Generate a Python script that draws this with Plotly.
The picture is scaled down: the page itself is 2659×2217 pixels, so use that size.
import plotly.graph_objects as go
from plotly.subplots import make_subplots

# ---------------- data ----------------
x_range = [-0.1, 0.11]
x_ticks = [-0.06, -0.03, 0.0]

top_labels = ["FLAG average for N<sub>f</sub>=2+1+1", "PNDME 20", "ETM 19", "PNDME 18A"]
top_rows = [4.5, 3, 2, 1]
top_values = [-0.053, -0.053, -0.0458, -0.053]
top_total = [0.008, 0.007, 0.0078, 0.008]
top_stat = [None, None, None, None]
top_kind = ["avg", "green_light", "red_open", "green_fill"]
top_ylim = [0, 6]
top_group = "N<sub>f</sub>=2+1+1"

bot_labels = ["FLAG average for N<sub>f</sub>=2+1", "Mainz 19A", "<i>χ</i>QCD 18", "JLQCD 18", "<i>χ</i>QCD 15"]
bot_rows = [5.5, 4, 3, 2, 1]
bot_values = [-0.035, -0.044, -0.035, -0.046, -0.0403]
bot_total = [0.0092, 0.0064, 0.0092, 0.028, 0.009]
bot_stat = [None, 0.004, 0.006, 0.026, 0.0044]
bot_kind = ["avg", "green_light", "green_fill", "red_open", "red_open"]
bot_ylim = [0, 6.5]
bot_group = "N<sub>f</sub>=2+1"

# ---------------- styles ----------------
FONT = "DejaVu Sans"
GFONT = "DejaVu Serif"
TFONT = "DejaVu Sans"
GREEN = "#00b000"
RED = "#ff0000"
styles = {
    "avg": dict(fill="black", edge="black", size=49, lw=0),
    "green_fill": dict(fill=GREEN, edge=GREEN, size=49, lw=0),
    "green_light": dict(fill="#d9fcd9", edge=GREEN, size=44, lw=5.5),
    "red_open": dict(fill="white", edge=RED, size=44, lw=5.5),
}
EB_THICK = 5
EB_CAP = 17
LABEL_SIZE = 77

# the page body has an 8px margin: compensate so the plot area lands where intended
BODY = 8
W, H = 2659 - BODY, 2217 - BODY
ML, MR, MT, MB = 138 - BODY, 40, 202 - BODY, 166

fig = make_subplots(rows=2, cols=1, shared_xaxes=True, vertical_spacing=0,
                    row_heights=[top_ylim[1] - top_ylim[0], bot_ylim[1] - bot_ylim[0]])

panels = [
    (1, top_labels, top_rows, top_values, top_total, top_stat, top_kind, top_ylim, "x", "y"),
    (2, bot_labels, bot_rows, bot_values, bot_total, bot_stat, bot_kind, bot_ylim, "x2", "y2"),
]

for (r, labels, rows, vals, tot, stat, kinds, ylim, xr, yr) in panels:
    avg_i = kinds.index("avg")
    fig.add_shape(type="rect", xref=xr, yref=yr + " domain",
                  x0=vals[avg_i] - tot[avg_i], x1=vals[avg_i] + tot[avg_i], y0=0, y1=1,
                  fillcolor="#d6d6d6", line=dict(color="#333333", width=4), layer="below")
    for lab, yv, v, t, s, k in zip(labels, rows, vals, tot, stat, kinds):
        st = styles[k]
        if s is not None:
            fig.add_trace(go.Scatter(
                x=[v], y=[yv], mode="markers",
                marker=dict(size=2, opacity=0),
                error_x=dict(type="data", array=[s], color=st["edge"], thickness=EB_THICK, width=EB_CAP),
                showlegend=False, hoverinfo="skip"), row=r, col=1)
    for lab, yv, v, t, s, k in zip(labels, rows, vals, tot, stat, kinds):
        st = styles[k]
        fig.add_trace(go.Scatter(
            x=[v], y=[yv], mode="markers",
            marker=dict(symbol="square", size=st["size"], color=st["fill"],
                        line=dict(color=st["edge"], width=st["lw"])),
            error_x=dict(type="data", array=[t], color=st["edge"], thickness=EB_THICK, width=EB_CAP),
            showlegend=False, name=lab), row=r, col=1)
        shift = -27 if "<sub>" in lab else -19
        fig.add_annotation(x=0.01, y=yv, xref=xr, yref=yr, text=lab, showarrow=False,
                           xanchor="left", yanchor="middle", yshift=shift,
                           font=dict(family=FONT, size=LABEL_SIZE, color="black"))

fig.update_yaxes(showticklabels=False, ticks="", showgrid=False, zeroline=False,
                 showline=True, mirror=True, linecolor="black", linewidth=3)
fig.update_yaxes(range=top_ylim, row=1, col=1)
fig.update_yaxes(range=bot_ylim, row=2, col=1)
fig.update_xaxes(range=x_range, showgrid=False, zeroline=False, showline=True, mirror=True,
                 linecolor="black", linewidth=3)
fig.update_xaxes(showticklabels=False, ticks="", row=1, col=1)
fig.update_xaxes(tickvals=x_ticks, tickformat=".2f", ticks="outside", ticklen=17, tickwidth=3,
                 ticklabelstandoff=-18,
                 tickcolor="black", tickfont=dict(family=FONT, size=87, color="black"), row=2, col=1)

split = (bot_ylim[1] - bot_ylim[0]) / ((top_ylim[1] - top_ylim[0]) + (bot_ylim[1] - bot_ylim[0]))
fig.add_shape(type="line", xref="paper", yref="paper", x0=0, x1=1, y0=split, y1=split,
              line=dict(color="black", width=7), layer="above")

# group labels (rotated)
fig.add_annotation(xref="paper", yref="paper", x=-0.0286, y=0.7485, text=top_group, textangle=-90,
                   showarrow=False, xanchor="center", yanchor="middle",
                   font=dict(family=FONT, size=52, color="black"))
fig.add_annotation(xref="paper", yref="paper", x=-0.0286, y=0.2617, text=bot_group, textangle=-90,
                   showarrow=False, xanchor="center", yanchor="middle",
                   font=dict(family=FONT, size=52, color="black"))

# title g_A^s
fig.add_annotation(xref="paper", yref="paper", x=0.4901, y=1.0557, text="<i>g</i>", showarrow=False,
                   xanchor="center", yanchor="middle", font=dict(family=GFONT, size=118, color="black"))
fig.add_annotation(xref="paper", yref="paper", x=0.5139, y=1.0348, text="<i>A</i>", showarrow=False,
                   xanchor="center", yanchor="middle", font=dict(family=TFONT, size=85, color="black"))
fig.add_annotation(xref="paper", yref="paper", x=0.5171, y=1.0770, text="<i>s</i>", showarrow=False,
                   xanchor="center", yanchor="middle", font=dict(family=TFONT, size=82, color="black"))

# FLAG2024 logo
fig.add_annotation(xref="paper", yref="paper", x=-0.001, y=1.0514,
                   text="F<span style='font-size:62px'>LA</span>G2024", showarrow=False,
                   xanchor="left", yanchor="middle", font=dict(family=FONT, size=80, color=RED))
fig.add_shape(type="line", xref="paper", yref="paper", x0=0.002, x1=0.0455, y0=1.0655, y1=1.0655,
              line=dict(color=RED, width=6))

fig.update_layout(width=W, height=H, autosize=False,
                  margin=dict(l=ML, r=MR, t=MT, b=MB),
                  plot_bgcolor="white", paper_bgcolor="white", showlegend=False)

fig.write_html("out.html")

□ □ □ □

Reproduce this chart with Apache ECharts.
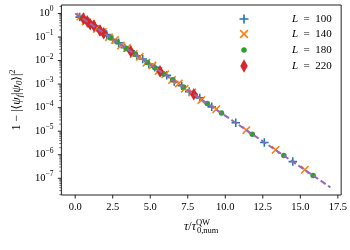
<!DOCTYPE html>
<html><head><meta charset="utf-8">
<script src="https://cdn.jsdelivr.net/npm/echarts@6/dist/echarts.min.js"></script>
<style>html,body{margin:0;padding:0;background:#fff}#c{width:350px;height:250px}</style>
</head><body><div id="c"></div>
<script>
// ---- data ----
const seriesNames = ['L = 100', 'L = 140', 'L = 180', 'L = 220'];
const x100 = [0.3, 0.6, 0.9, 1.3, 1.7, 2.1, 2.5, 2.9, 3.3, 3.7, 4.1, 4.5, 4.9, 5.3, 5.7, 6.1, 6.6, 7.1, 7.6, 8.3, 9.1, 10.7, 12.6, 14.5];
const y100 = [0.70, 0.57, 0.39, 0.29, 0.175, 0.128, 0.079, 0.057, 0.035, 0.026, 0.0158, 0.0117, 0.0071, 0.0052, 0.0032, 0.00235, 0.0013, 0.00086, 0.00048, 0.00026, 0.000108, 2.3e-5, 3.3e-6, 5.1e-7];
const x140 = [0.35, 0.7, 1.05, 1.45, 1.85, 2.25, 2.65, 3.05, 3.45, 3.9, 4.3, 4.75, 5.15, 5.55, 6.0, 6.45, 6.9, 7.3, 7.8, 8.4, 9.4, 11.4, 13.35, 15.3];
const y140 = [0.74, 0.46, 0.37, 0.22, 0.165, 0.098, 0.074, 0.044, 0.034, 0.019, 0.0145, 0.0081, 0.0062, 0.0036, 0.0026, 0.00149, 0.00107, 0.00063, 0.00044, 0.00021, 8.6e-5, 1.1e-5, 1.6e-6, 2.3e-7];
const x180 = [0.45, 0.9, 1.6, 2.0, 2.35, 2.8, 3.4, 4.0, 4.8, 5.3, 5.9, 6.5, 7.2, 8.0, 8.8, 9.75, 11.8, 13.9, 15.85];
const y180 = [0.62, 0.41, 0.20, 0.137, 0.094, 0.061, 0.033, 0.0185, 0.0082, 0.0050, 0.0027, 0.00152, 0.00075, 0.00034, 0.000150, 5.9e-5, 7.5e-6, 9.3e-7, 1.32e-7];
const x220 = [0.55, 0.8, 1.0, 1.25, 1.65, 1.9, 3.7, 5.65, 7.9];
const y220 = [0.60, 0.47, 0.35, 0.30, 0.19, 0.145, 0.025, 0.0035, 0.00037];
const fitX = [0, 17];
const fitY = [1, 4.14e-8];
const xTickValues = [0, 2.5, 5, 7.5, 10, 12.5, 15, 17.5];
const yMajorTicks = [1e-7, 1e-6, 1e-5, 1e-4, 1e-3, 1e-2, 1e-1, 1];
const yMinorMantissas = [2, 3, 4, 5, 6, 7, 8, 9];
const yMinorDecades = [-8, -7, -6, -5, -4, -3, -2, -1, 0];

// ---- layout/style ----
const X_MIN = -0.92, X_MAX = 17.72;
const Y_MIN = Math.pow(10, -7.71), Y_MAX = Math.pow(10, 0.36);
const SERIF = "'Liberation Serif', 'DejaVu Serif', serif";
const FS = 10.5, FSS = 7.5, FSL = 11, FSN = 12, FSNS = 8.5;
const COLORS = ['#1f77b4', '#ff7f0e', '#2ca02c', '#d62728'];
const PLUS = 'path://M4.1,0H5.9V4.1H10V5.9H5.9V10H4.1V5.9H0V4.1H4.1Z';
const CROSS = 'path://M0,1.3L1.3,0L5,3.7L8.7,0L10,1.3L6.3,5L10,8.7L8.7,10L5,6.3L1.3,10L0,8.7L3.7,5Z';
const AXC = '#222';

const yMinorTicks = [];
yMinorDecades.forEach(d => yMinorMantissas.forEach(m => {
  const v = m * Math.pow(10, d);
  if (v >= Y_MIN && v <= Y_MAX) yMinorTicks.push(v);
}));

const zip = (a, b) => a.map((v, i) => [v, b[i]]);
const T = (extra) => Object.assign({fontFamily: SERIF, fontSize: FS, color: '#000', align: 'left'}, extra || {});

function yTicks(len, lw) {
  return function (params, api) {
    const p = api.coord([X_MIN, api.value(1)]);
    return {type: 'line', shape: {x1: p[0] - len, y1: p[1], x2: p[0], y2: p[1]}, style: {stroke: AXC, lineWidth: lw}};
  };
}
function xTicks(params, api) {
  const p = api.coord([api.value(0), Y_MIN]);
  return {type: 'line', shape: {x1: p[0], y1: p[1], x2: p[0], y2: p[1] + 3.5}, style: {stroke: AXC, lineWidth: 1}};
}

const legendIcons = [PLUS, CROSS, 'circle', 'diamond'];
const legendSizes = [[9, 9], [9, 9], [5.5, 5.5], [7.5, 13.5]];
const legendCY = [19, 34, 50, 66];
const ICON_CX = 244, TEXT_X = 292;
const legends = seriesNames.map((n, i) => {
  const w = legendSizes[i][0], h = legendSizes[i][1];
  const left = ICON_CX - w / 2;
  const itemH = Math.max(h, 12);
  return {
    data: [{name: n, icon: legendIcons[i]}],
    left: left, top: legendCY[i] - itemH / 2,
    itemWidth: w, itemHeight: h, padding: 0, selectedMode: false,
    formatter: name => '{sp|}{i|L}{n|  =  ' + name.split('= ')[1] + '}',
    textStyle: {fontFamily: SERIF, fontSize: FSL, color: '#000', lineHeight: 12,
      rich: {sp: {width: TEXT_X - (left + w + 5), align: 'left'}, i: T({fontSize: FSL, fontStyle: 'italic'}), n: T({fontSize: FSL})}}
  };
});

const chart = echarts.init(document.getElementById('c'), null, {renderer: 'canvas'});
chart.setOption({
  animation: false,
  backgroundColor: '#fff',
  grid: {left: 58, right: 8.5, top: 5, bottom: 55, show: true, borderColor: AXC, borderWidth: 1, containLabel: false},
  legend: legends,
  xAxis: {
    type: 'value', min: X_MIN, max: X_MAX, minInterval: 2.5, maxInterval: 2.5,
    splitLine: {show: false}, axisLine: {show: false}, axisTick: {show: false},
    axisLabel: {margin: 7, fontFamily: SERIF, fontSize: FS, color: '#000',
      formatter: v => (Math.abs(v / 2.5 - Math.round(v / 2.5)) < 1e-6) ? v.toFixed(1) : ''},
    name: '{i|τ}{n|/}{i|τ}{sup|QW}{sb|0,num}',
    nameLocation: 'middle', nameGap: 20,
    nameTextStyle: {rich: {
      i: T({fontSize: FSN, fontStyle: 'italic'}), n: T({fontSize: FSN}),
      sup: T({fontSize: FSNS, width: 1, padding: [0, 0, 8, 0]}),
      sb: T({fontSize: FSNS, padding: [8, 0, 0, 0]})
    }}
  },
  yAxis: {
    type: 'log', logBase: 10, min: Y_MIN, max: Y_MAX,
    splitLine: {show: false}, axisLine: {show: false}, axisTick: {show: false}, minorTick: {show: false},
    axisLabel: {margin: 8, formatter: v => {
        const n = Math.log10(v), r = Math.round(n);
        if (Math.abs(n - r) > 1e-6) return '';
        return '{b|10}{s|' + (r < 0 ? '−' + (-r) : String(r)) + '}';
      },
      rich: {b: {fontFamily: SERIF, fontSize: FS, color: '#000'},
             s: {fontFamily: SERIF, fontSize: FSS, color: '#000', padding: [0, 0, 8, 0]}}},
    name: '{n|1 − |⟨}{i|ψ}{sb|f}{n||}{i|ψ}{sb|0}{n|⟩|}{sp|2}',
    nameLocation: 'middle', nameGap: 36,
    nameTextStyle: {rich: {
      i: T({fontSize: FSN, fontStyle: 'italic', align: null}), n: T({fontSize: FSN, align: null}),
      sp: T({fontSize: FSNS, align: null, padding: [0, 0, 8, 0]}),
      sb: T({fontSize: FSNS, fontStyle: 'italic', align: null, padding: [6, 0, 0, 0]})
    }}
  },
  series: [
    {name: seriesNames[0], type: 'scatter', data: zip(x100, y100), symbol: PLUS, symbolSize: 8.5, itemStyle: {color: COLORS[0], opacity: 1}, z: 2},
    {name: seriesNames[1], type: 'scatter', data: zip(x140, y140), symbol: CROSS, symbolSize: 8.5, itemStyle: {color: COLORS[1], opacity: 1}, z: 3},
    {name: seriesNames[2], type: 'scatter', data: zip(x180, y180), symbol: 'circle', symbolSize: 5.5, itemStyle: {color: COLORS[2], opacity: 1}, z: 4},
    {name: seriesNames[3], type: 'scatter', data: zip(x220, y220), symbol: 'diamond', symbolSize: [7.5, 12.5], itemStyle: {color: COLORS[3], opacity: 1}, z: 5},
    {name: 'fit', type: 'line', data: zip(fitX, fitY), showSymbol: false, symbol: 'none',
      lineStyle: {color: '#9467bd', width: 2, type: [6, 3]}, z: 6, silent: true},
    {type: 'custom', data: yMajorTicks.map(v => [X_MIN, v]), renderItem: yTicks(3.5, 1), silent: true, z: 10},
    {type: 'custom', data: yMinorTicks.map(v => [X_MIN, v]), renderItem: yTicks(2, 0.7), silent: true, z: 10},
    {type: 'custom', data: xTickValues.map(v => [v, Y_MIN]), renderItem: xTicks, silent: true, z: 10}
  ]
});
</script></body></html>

□ □ □ □

- Work to complete: Write out exactly the lines running from the line containing "Generate a Python" to the line containing "from plotly.subplots import make_subplots", with both of those lines included.

- Task result:
Generate a Python script that draws this with Plotly.
The picture is scaled down: the page itself is 2659×2217 pixels, so use that size.
import plotly.graph_objects as go
from plotly.subplots import make_subplots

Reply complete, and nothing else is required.